Alumni in public service and academia include Nobel laureate Dickinson Richards (1913; Physiology 1956), a pioneer in cardiac catheterization; Yale University president A. Whitney Griswold (1924); Brookings Institution president Strobe Talbott (1964); foreign policy experts Paul Nitze (1924) and Roswell Gilpatric (1924); CIA Director Porter Goss (1956); Presiding Bishop of the Episcopal Church Henry Knox Sherrill (1907); and philanthropist MacKenzie Scott (1988).

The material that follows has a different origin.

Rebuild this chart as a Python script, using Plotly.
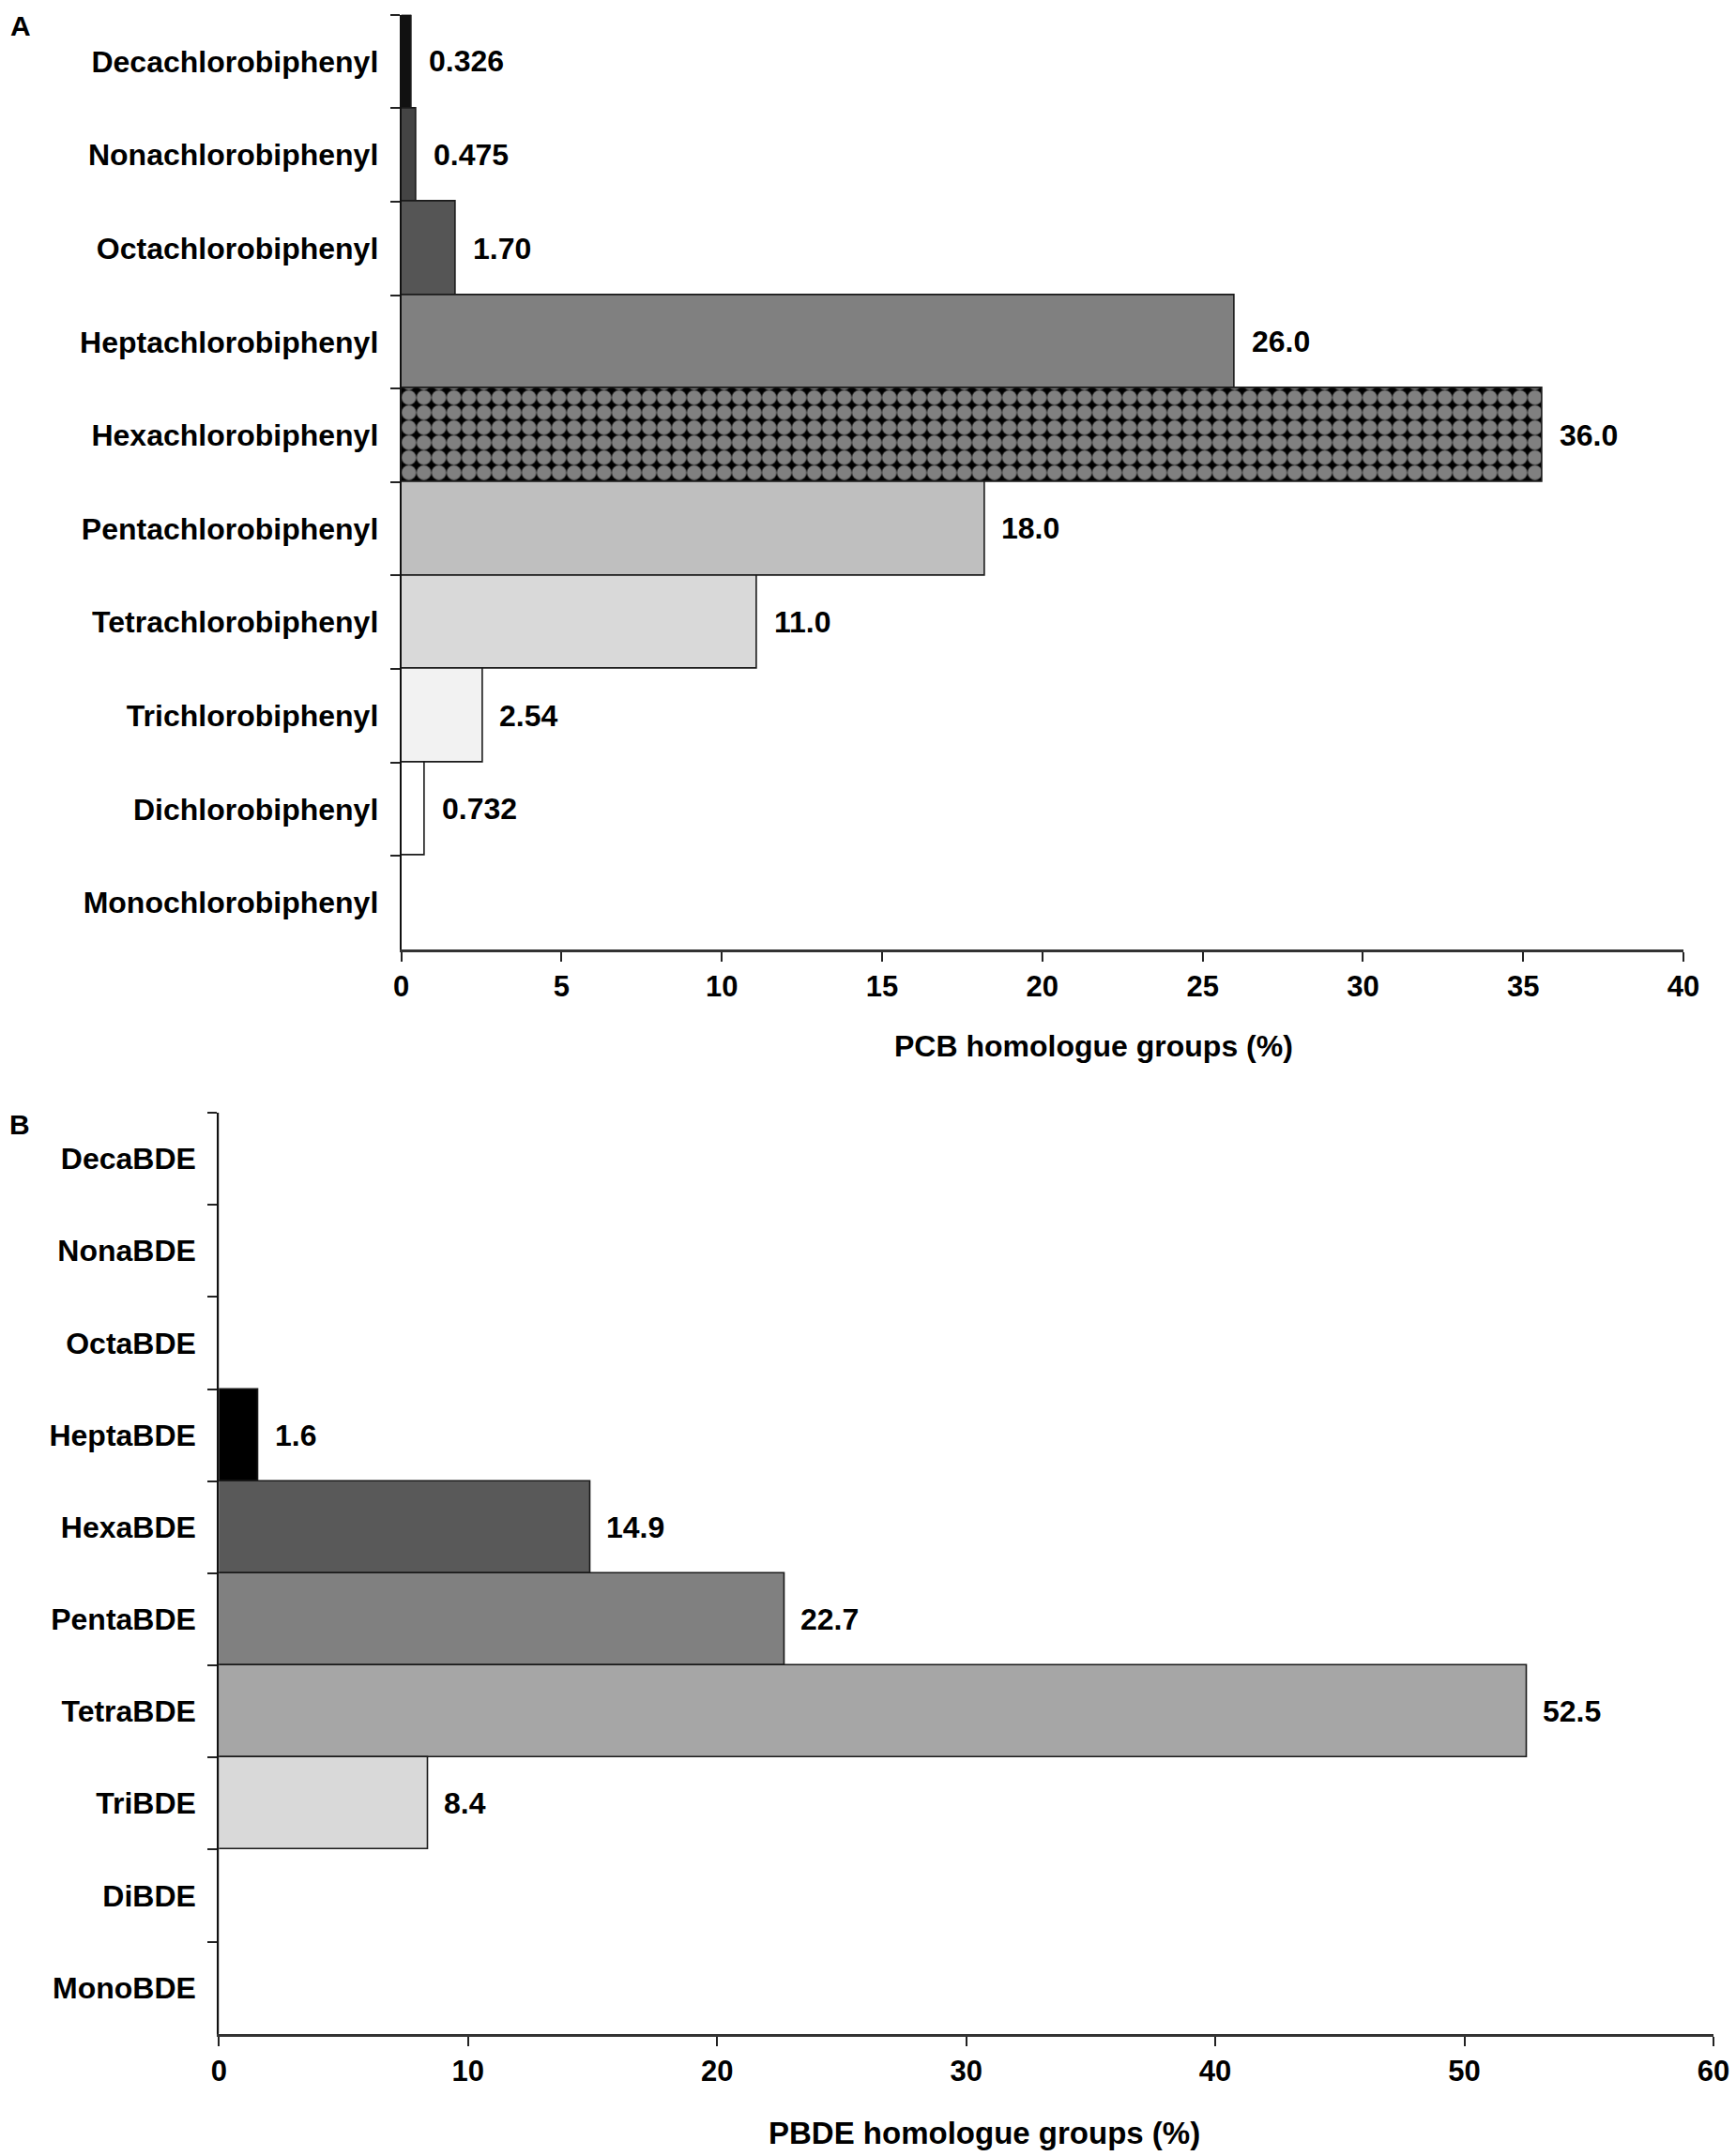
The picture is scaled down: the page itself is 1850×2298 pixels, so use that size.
import plotly.graph_objects as go

W, H = 1850, 2298

# ---------------- data ----------------
pcb_groups = ["Decachlorobiphenyl", "Nonachlorobiphenyl", "Octachlorobiphenyl",
              "Heptachlorobiphenyl", "Hexachlorobiphenyl", "Pentachlorobiphenyl",
              "Tetrachlorobiphenyl", "Trichlorobiphenyl", "Dichlorobiphenyl",
              "Monochlorobiphenyl"]
pcb_values = [0.326, 0.475, 1.70, 26.0, 35.6, 18.2, 11.1, 2.54, 0.732, 0.0]
pcb_labels = ["0.326", "0.475", "1.70", "26.0", "36.0", "18.0", "11.0", "2.54", "0.732", ""]
pcb_colors = ["#111111", "#444444", "#555555", "#808080", "#000000", "#bfbfbf",
              "#d9d9d9", "#f2f2f2", "#ffffff", "#ffffff"]
pcb_patterns = ["", "", "", "", ".", "", "", "", "", ""]

pbde_groups = ["DecaBDE", "NonaBDE", "OctaBDE", "HeptaBDE", "HexaBDE", "PentaBDE",
               "TetraBDE", "TriBDE", "DiBDE", "MonoBDE"]
pbde_values = [0.0, 0.0, 0.0, 1.6, 14.9, 22.7, 52.5, 8.4, 0.0, 0.0]
pbde_labels = ["", "", "", "1.6", "14.9", "22.7", "52.5", "8.4", "", ""]
pbde_colors = ["#ffffff", "#ffffff", "#ffffff", "#000000", "#595959", "#808080",
               "#a6a6a6", "#d9d9d9", "#ffffff", "#ffffff"]

pcb_ticks = [0, 5, 10, 15, 20, 25, 30, 35, 40]
pbde_ticks = [0, 10, 20, 30, 40, 50, 60]

pcb_title = "PCB homologue groups (%)"
pbde_title = "PBDE homologue groups (%)"

# ---------------- styling ----------------
FONT = "Liberation Sans, Arial, sans-serif"
bold = dict(family=FONT, size=32, color="black", weight="bold")
tickbold = dict(family=FONT, size=31, color="black", weight="bold")
title_b_font = dict(family=FONT, size=33, color="black", weight="bold")


def px_x(v):
    return v / W


def px_y(v):
    return 1 - v / H


fig = go.Figure()

fig.add_trace(go.Bar(
    y=pcb_groups, x=pcb_values, orientation="h",
    marker=dict(color=pcb_colors, line=dict(color="#1a1a1a", width=1.6),
                pattern=dict(shape=pcb_patterns, fgcolor="#8c8c8c", size=16,
                             solidity=0.75)),
    xaxis="x", yaxis="y", showlegend=False, hoverinfo="x+y"))

fig.add_trace(go.Bar(
    y=pbde_groups, x=pbde_values, orientation="h",
    marker=dict(color=pbde_colors, line=dict(color="#1a1a1a", width=1.6)),
    xaxis="x2", yaxis="y2", showlegend=False, hoverinfo="x+y"))

annotations = []
for g, v, t in zip(pcb_groups, pcb_values, pcb_labels):
    if t:
        annotations.append(dict(x=v, y=g, xref="x", yref="y", text=t, showarrow=False,
                                xanchor="left", yanchor="middle", xshift=16, font=bold))
for g, v, t in zip(pbde_groups, pbde_values, pbde_labels):
    if t:
        annotations.append(dict(x=v, y=g, xref="x2", yref="y2", text=t, showarrow=False,
                                xanchor="left", yanchor="middle", xshift=15, font=bold))

# panel letters
letter_font = dict(family=FONT, size=30, color="black", weight="bold")
annotations.append(dict(x=px_x(9), y=px_y(27), xref="paper", yref="paper", text="A",
                        showarrow=False, xanchor="left", yanchor="middle", font=letter_font))
annotations.append(dict(x=px_x(8), y=px_y(1198), xref="paper", yref="paper", text="B",
                        showarrow=False, xanchor="left", yanchor="middle", font=letter_font))

# axis titles
annotations.append(dict(x=px_x(1165), y=px_y(1115), xref="paper", yref="paper",
                        text=pcb_title, showarrow=False, xanchor="center",
                        yanchor="middle", font=bold))
annotations.append(dict(x=px_x(1049), y=px_y(2273), xref="paper", yref="paper",
                        text=pbde_title, showarrow=False, xanchor="center",
                        yanchor="middle", font=title_b_font))

xax_common = dict(showgrid=False, zeroline=False, showline=True, linecolor="#333333",
                  linewidth=3, ticks="outside", ticklen=10, tickwidth=2,
                  tickcolor="#222222", tickfont=tickbold, automargin=False,
                  fixedrange=True)
yax_common = dict(showgrid=False, zeroline=False, showline=True, linecolor="#111111",
                  linewidth=2, ticks="outside", ticklen=10, tickwidth=2,
                  tickcolor="#222222", tickson="boundaries", tickfont=bold,
                  automargin=False, ticklabelstandoff=16, type="category",
                  range=[9.5, -0.5], fixedrange=True)

fig.update_layout(
    width=W, height=H,
    margin=dict(l=0, r=0, t=0, b=0),
    paper_bgcolor="white", plot_bgcolor="white",
    bargap=0,
    xaxis=dict(domain=[px_x(427.7), px_x(1794)], anchor="y", range=[0, 40],
               tickvals=pcb_ticks, **xax_common),
    yaxis=dict(domain=[px_y(1011.7), px_y(15.7)], anchor="x",
               categoryarray=pcb_groups, categoryorder="array", **yax_common),
    xaxis2=dict(domain=[px_x(233.3), px_x(1826)], anchor="y2", range=[0, 60],
                tickvals=pbde_ticks, **xax_common),
    yaxis2=dict(domain=[px_y(2167.7), px_y(1186)], anchor="x2",
                categoryarray=pbde_groups, categoryorder="array", **yax_common),
    annotations=annotations,
)

fig.write_html("out.html", config={"displayModeBar": False},
               post_script="document.body.style.margin='0';document.body.style.overflow='hidden';")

In media and entertainment, notable journalists include Time co-founders Henry Luce (1916) and Briton Hadden (1915); television host Chris Wallace (1963); and Holocaust rescue leader Varian Fry (1926). Entertainment figures include Commissioner of Baseball and Columbia Pictures chair Fay Vincent (1958); Liverpool F.C. / Boston Red Sox chairman Tom Werner (1967); Metropolitan Museum of Art director Thomas Hoving (1949); filmmakers John Avildsen (1955) and Chris Meledandri (1977); and talent scout John Henry Hammond (1929). The school has educated four Pulitzer Prize winners, including three in the arts (Moore, Hersey, and MacLeish; Reiss won for nonfiction), two of whom got their first jobs in print journalism from Luce.

== In popular culture ==
- In 1947, Time reported that someone had penciled "Schuyler van Kilroy 3rd was here" in a Hotchkiss bathroom, a humorous variation of the popular expression "Kilroy was here."
- The school has been parodied in several The New Yorker cartoons.